Two Ways to Be Wrong:
Think about a simple experiment testing a null hypothesis (let’s say, that people have no preference for different coloured M&Ms). In reality, the the null hypothesis (H0) is either true or false. We design our experiment and collect some data about preferences, and eventually reach a conclusion. We may conclude that H0 is true or false, depending on the data and how we interpret them. This gives us two possible ways to be right and two possible ways to be wrong (see table).
Reality is:
H0 false
H0 true
We conclude:
H0 false
We are correct
Type I error
H0 true
Type II error
We are correct
Being right is fine however you accomplish it, but we need to be concerned about the two possible types of error we can make.

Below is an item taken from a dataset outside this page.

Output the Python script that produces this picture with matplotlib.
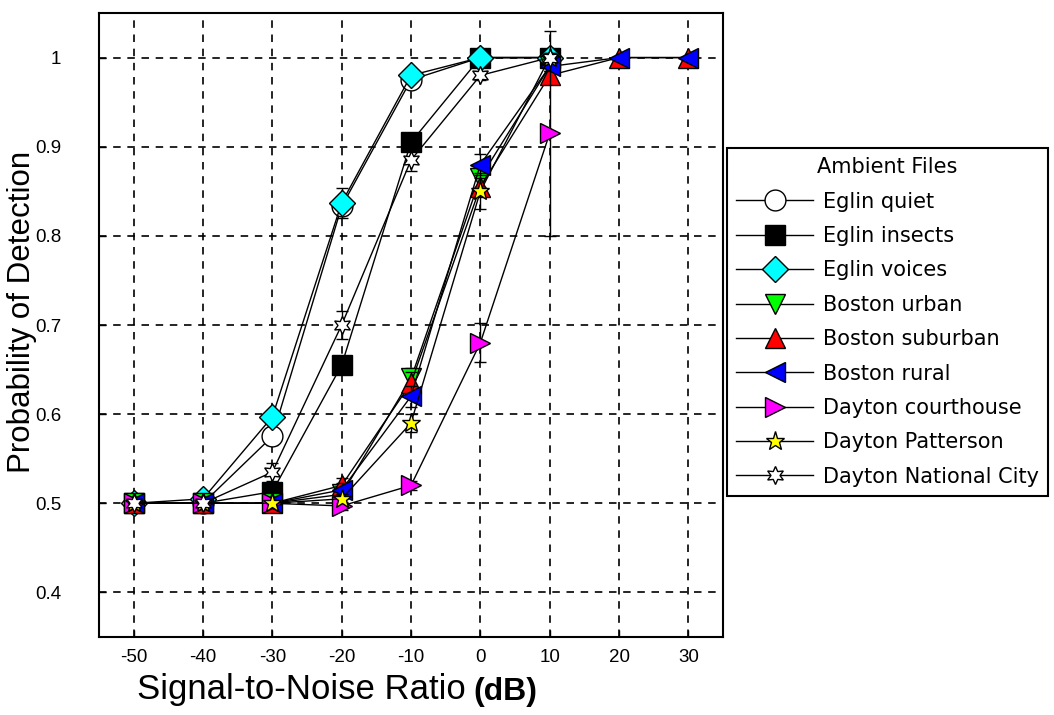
import matplotlib.pyplot as plt
from matplotlib.ticker import FormatStrFormatter

plt.rcParams['axes.unicode_minus'] = False

snr = [-50, -40, -30, -20, -10, 0, 10]
snr_long = [-50, -40, -30, -20, -10, 0, 10, 20, 30]

names = ['Eglin quiet', 'Eglin insects', 'Eglin voices', 'Boston urban',
         'Boston suburban', 'Boston rural', 'Dayton courthouse',
         'Dayton Patterson', 'Dayton National City']

eglin_quiet = [0.5, 0.5, 0.575, 0.833, 0.975, 1.0, 1.0]
eglin_insects = [0.5, 0.5, 0.513, 0.655, 0.905, 1.0, 1.0]
eglin_voices = [0.5, 0.505, 0.597, 0.837, 0.98, 1.0, 1.0]
boston_urban = [0.5, 0.5, 0.5, 0.51, 0.64, 0.865, 0.99]
boston_suburban = [0.5, 0.5, 0.5, 0.52, 0.635, 0.855, 0.98, 1.0, 1.0]
boston_rural = [0.5, 0.5, 0.5, 0.515, 0.62, 0.88, 0.99, 1.0, 1.0]
dayton_courthouse = [0.5, 0.5, 0.5, 0.497, 0.52, 0.68, 0.915]
dayton_patterson = [0.5, 0.5, 0.5, 0.505, 0.59, 0.85, 1.0]
dayton_national = [0.5, 0.5, 0.535, 0.70, 0.885, 0.98, 1.0]

err_quiet = [0, 0, 0.01, 0.01, 0.005, 0.005, 0]
err_insects = [0, 0, 0.005, 0.01, 0.008, 0, 0]
err_voices = [0, 0, 0.005, 0.017, 0.005, 0, 0]
err_urban = [0, 0, 0, 0.005, 0.012, 0.01, 0.005]
err_suburban = [0, 0, 0, 0.008, 0.012, 0.01, 0.005, 0, 0]
err_rural = [0, 0, 0, 0.008, 0.012, 0.012, 0.005, 0, 0]
err_courthouse = [0, 0, 0, 0.005, 0.005, 0.022, 0.115]
err_patterson = [0, 0, 0, 0.005, 0.01, 0.02, 0.005]
err_national = [0, 0, 0.01, 0.016, 0.012, 0.005, 0.005]

series = [
    (snr, eglin_quiet, err_quiet, 'o', 'white', 15),
    (snr, eglin_insects, err_insects, 's', 'black', 14),
    (snr, eglin_voices, err_voices, 'D', 'cyan', 13),
    (snr, boston_urban, err_urban, 'v', '#00ff00', 15),
    (snr_long, boston_suburban, err_suburban, '^', 'red', 15),
    (snr_long, boston_rural, err_rural, '<', 'blue', 15),
    (snr, dayton_courthouse, err_courthouse, '>', 'magenta', 15),
    (snr, dayton_patterson, err_patterson, '*', 'yellow', 14),
    (snr, dayton_national, err_national, (6, 1, 0), 'white', 13),
]

fig = plt.figure(figsize=(10.54, 7.15), dpi=100)
ax = fig.add_axes([99 / 1054, 1 - 637 / 715, 624 / 1054, 624 / 715])

for (x, y, e, m, c, ms), name in zip(series, names):
    # error bars first, then the line with its marker on top
    ax.errorbar(x, y, yerr=e, fmt='none', ecolor='black',
                elinewidth=1, capsize=4)
    ax.plot(x, y, '-', marker=m, color='black', lw=1, mfc=c, mec='black',
            mew=1, ms=ms, label=name)

ax.set_xlim(-55, 35)
ax.set_ylim(0.35, 1.05)
ax.set_xticks(snr_long)
ax.set_yticks([0.4, 0.5, 0.6, 0.7, 0.8, 0.9, 1.0])
ax.yaxis.set_major_formatter(FormatStrFormatter('%g'))
ax.grid(True, color='black', linestyle=(0, (4.5, 4)), linewidth=1.2)
ax.tick_params(direction='in', length=5, width=1, labelsize=13.5)
ax.tick_params(axis='y', pad=27)
ax.tick_params(axis='x', pad=9)
for lab in ax.get_xticklabels() + ax.get_yticklabels():
    lab.set_family('Liberation Sans')
for sp in ax.spines.values():
    sp.set_linewidth(1.5)

fig.text(22 / 1054, 1 - 312 / 715, 'Probability of Detection', rotation=90,
         ha='center', va='center', fontsize=22.5, family='Liberation Sans')
fig.text(137 / 1054, 1 - 690 / 715, 'Signal-to-Noise Ratio', ha='left',
         va='center', fontsize=25, family='Liberation Sans')
fig.text(473 / 1054, 1 - 692 / 715, '(dB)', ha='left', va='center',
         fontsize=23, fontweight='bold', family='Liberation Sans')

leg = ax.legend(loc='upper left', bbox_to_anchor=(727 / 1054, 1 - 148 / 715),
                bbox_transform=fig.transFigure, borderaxespad=0,
                title='Ambient Files', fancybox=False, framealpha=1,
                edgecolor='black', handlelength=3.7, handletextpad=0.45,
                labelspacing=0.69, borderpad=0.45,
                prop={'family': 'DejaVu Sans', 'size': 15},
                title_fontproperties={'family': 'DejaVu Sans', 'size': 15})
leg.get_frame().set_linewidth(1.5)

fig.savefig('out.png', dpi=100)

Ideally we want to avoid making any error, but remember that our experimental results don’t give us certainties, only probabilities. If we conclude that H0 is false, and it’s really true, we are making a Type I error. If we conclude that H0 is true, and it is really false, we are making a Type II error. So whatever conclusion we reach, there is some chance of making an error. Worse, if we try to reduce the chance of making a Type I error, we will increase our chance of making a type II error. So what do we do?
Type I Error Gets Priority:
In general scientists are conservative; they try to avoid jumping to conclusions. This means they would rather make a Type II error, and accept a false H0, than make a Type I error, and reject a true H0. This is more intuitive if you think of it in terms of the alternative hypothesis. We would rather reject a true HA (in our example, that people prefer some colours of M&M over others), than jump to a wrong conclusion by accepting a false HA .
Stats Tests Reflect Priority:
Most simple statistical tests are set up to tell us the probability of making a Type I error (this probability is referred to as alpha). The p-value generated by this test estimates this probability. (Remember that the p-value tells us the probability of getting the results we did if the null hypothesis is true.) We are only willing to reject H0 when the probability of making an error is very small. Most scientists arbitrarily use one chance in 20 (p = 0.05) as a cutoff. Results with a low p-value are called significant because they tell us that something more interesting than just random chance appears to be at work.
Of course sometimes we will accept H0 as true when it is really false. Our basic statistical test doesn’t tell us the probability of making this type of error (formally called beta). Tests to look at beta are available. They work by estimating the probability of avoiding a Type II error (1-beta), which is called the power of the test.
Two Simple Analogies:
Most of us find it confusing to keep Type I and Type II errors straight, but a simple analogy can help. Imagine that you as a scientist are the prosecutor in a murder trial. You are trying to put forward evidence to convince the jury that the murderer is guilty — this is your alternative hypothesis. But the jury won’t convict unless you prove your case beyond a reasonable doubt. (Scientists define that reasonable doubt as one chance in 20, something the courts don’t do!) The jury will only jump to the conclusion of guilt (alternative hypothesis) in the case of strong evidence against innocence (null hypothesis). Juries would rather set a guilty man free than convict an innocent man. In the same way, science would rather miss out on a new idea that is true, than accept a new idea which is false. (Keep in mind that in science there’s no law against testing the same hypothesis twice, so in some sense the jury is always out on every hypothesis.)
Don’t think like a lawyer? Well imagine you are testing people for an infectious disease. You can conclude that they have the disease, or that they do not have the disease. Either diagnosis can be correct, or incorrect. So there are two ways to make an error. You could conclude that a healthy person was actually sick. Using a null hypothesis of no sickness, this would be a Type I error. But you might also conclude that a sick person was healthy. That would be a Type II error.
Power Can Be Critical:
As the second analogy above illustrates, there are some circumstances in which scientists’ bias toward avoiding Type I errors doesn’t work as well. If we are testing a new drug which could save lives, we need to be just as concerned about concluding the drug is useless when in reality it works (Type II error) as we do about concluding the drug works when in reality it’s useless (Type I error). In these circumstances power tests must be carried out along with basic statistical tests.